Investigations Circulating anti-GBM antibodies found with enzyme-linked immunosorbent assay can be detected among more than 90% of patients. Anemia occurs among 90% of patients and is caused primarily by pulmonary blood loss. Serum iron levels are decreased. The white blood cell count may be elevated. The majority of patients have some degree of azotemia. Urinalysis reveals hematuria or proteinuria among 80% to 100% of patients. Chest x-ray of patients with alveolar hemorrhage show nonspecific patchy or diffuse alveolar infiltrates.

Several days after a bout of alveolar hemorrhage, a reticulonodular pattern may emerge which is from the clearance of hemoglobin by macrophages into lymphatic vessels and the interstitium. ( (Ehrlich etal, 2004. Kluth . and Rees, 1999, Valentini, 2006) A CT chest does not add any clinically relevant information. Pulmonary function testing reveals an elevated diffusion capacity for carbon monoxide consistent with recent alveolar hemorrhage.. Bronchoscopy performed to investigate an undiagnosed infiltrate suggests alveolar hemorrhage if the recovered lavage material is or becomes increasingly bloody during lavage (Valentini, 2006).

Lavage typically reveals hemosiderin-laden macrophages; this is a nonspecific finding that occurs with any type of bleeding in the lung. Arterial blood gas analysis may show low oxygen in the blood due to the reduced oxygen diffusion through alveoli and subsequent hypoxia. Management. The potentially fatal course of the problem requires an early diagnosis and management. The confirmation can be done immunofluorescent staining.
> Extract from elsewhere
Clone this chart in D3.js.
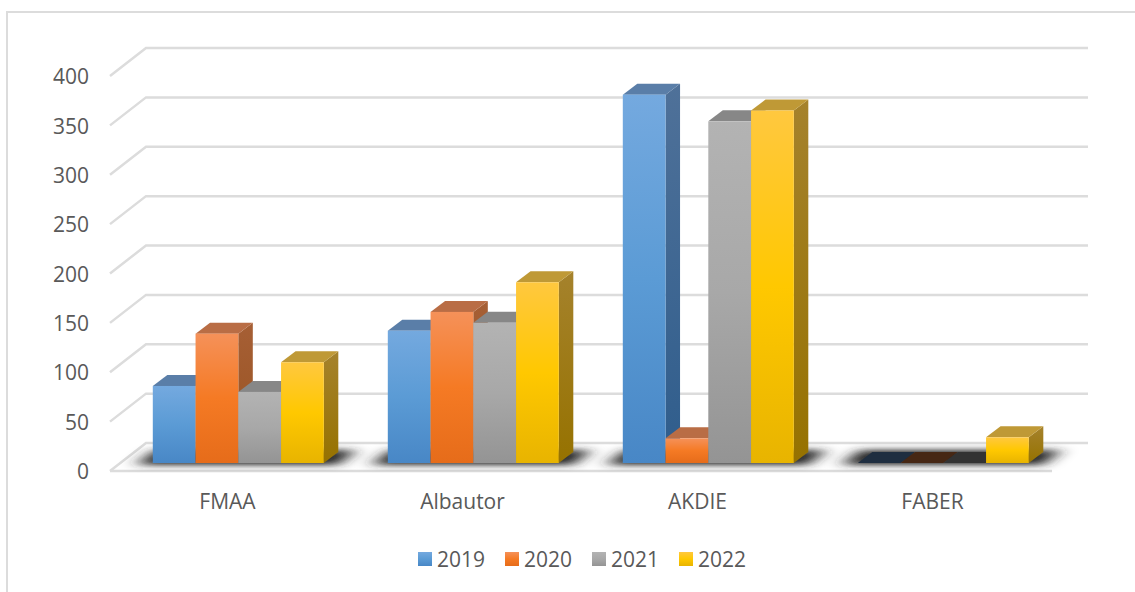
<!DOCTYPE html>
<html>
<head>
<meta charset="utf-8">
<script src="https://cdn.jsdelivr.net/npm/d3@7"></script>
<style>
    html, body { margin: 0; padding: 0; background: #fff; overflow: hidden; }
    text { font-family: "Open Sans", sans-serif; fill: #595959; }
</style>
</head>
<body>
<script>
const categories = ["FMAA", "Albautor", "AKDIE", "FABER"]
const years = ["2019", "2020", "2021", "2022"]
const values2019 = [78, 134, 373, 0]
const values2020 = [131, 153, 25, 0]
const values2021 = [72, 142, 346, 0]
const values2022 = [102, 183, 357, 26]
const yTicks = [0, 50, 100, 150, 200, 250, 300, 350, 400]

const seriesValues = [values2019, values2020, values2021, values2022]

const w = 1135, h = 592

// colours per series: front gradient, side gradient, top, flat top for zero bars
const colors = [
    { front: ["#74a9df", "#5b9bd5", "#4887c6"], side: ["#4f7199", "#2f5d8c"], top: "#5a7ea8", flat: "#1f2e40" },
    { front: ["#f59159", "#f57a24", "#e66c1a"], side: ["#a65f35", "#98521f"], top: "#b96d45", flat: "#462714" },
    { front: ["#b3b3b3", "#a8a8a8", "#949494"], side: ["#757575", "#666666"], top: "#878787", flat: "#333333" },
    { front: ["#ffc83f", "#ffc800", "#e8b400"], side: ["#a5822c", "#967200"], top: "#bf9936", flat: "#4d3c08" }
]

let svg = d3.select("body").append("svg")
    .attr("width", w)
    .attr("height", h)
    .style("display", "block")

let defs = svg.append("defs")

let addGradient = (id, stops) => {
    let g = defs.append("linearGradient")
        .attr("id", id)
        .attr("x1", 0).attr("y1", 0)
        .attr("x2", 0).attr("y2", 1)
    stops.forEach((c, i) => {
        g.append("stop")
            .attr("offset", i / (stops.length - 1))
            .attr("stop-color", c)
    })
}

colors.forEach((c, i) => {
    addGradient("front" + i, c.front)
    addGradient("side" + i, c.side)
})

defs.append("filter")
    .attr("id", "shadow")
    .attr("filterUnits", "userSpaceOnUse")
    .attr("x", 0).attr("y", 400)
    .attr("width", w).attr("height", 100)
    .append("feGaussianBlur")
    .attr("stdDeviation", "9 3")

// outer frame, open on the right
svg.append("path")
    .attr("d", "M7,592V12H1135")
    .attr("fill", "none")
    .attr("stroke", "#dcdcdc")
    .attr("stroke-width", 2)

// plot geometry
let left = 110, right = 1052
let floorY = 471, topY = 76
let wallDx = 36, wallDy = -28   // front of floor to the back wall
let barDx = 10.8, barDy = -8    // front of floor to the front of a bar
let depthDx = 14.5, depthDy = -11

let y = d3.scaleLinear().domain([0, 400]).range([floorY, topY])
let x = d3.scaleBand().domain(categories).range([left, 1050])
let xInner = d3.scaleBand().domain(years).range([0, x.bandwidth()]).paddingOuter(0.7485)

// gridlines on the side wall and back wall
let grid = svg.append("g")
    .attr("fill", "none")
    .attr("stroke", "#dcdcdc")
    .attr("stroke-width", 2.5)

grid.selectAll("path")
    .data(yTicks)
    .join("path")
    .attr("d", d => "M" + left + "," + y(d)
        + "L" + (left + wallDx) + "," + (y(d) + wallDy)
        + "H" + (right + wallDx))

// front edge of the floor
grid.append("line")
    .attr("x1", left).attr("x2", right)
    .attr("y1", y(0)).attr("y2", y(0))

// one row of bars for each category
categories.forEach((cat, ci) => {
    let bx0 = x(cat) + xInner(years[0]) + barDx
    let bx1 = x(cat) + xInner(years[3]) + xInner.bandwidth() + barDx
    let by = y(0) + barDy

    // shadow on the floor
    svg.append("path")
        .attr("d", "M" + (bx0 - 16) + "," + (by + 2)
            + "L" + (bx0 + 2) + "," + (by + depthDy - 2)
            + "L" + (bx1 + 32) + "," + (by + depthDy - 2)
            + "L" + (bx1 + 14) + "," + (by + 2) + "Z")
        .attr("fill", "#262626")
        .attr("filter", "url(#shadow)")

    years.forEach((yr, si) => {
        let v = seriesValues[si][ci]
        let x0 = x(cat) + xInner(yr) + barDx
        let bw = xInner.bandwidth()
        let y0 = y(0) + barDy
        let y1 = y(v) + barDy
        let c = colors[si]
        let g = svg.append("g")

        // zero values only show a dark flat top
        if (v === 0) {
            g.append("path")
                .attr("d", "M" + x0 + "," + y0 + "h" + bw
                    + "l" + depthDx + "," + depthDy + "h" + (-bw) + "Z")
                .attr("fill", c.flat)
            return
        }

        g.append("path")
            .attr("d", "M" + (x0 + bw) + "," + y0 + "V" + y1
                + "l" + depthDx + "," + depthDy
                + "V" + (y0 + depthDy) + "Z")
            .attr("fill", "url(#side" + si + ")")
        g.append("path")
            .attr("d", "M" + x0 + "," + y1 + "h" + bw
                + "l" + depthDx + "," + depthDy + "h" + (-bw) + "Z")
            .attr("fill", c.top)
        g.append("rect")
            .attr("x", x0)
            .attr("y", y1)
            .attr("width", bw)
            .attr("height", y0 - y1)
            .attr("fill", "url(#front" + si + ")")
    })
})

// y axis labels
let yAxis = svg.append("g")
    .attr("transform", "translate(89, 1)")
    .call(d3.axisLeft(y).tickValues(yTicks).tickSize(0).tickPadding(0))
yAxis.select(".domain").remove()
yAxis.selectAll("text").style("font-size", "21px").style("font-family", "'Open Sans', sans-serif").attr("fill", "#595959")

// category labels
let xAxis = svg.append("g")
    .attr("transform", "translate(0, 494)")
    .call(d3.axisBottom(x).tickSize(0).tickPadding(0))
xAxis.select(".domain").remove()
xAxis.selectAll("text").style("font-size", "21px").style("font-family", "'Open Sans', sans-serif").attr("fill", "#595959")

// legend
let legendX = d3.scalePoint().domain(years).range([418, 679])
let legend = svg.append("g")
    .selectAll("g")
    .data(years)
    .join("g")
    .attr("transform", d => "translate(" + legendX(d) + ", 552)")
legend.append("rect")
    .attr("width", 14)
    .attr("height", 14)
    .attr("fill", (d, i) => "url(#front" + i + ")")
legend.append("text")
    .attr("x", 19)
    .attr("y", 7)
    .attr("dy", "0.36em")
    .style("font-size", "21px")
    .text(d => d)
</script>
</body>
</html>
The kidney is the preferred biopsy site for obtaining tissue biopsies, due to ease of procedure (Ehrlich etal, 2004).

Without treatment, anti-GBM disease has a very high mortality, sometimes in excess of 90%, and a high incidence of renal failure. A combination of immunosuppression and plasma exchange, allows reduction of pathogenic anti-GBM antibodies and suppression of future antibody production. Prednisone 1 to 2 mg per kilogram per day and cyclophosphamide 2 mg per kilogram per day are recommended. Plasmapheresis should be repeated every 1 to 3 days until circulating anti-GBM antibodies disappear (approximately 2 weeks) (Ehrlich etal, 2004, Valentini, 2006)

The addition of plasmapheresis to immunosuppression is associated with a faster decline in circulating antibody levels and better recovery of renal function. Renal failure with poor chance of recovery occurs among patients who come to medical attention with anuria, a creatinine level greater than 7 mg per deciliter, or more than 50% glomeruli with crescent formation at renal biopsy. Early relapse is not uncommon and has been associated with concurrent infection, fluid overload, resumption of cigarette smoking, and taper of immunosuppression (Ehrlich etal, 2004).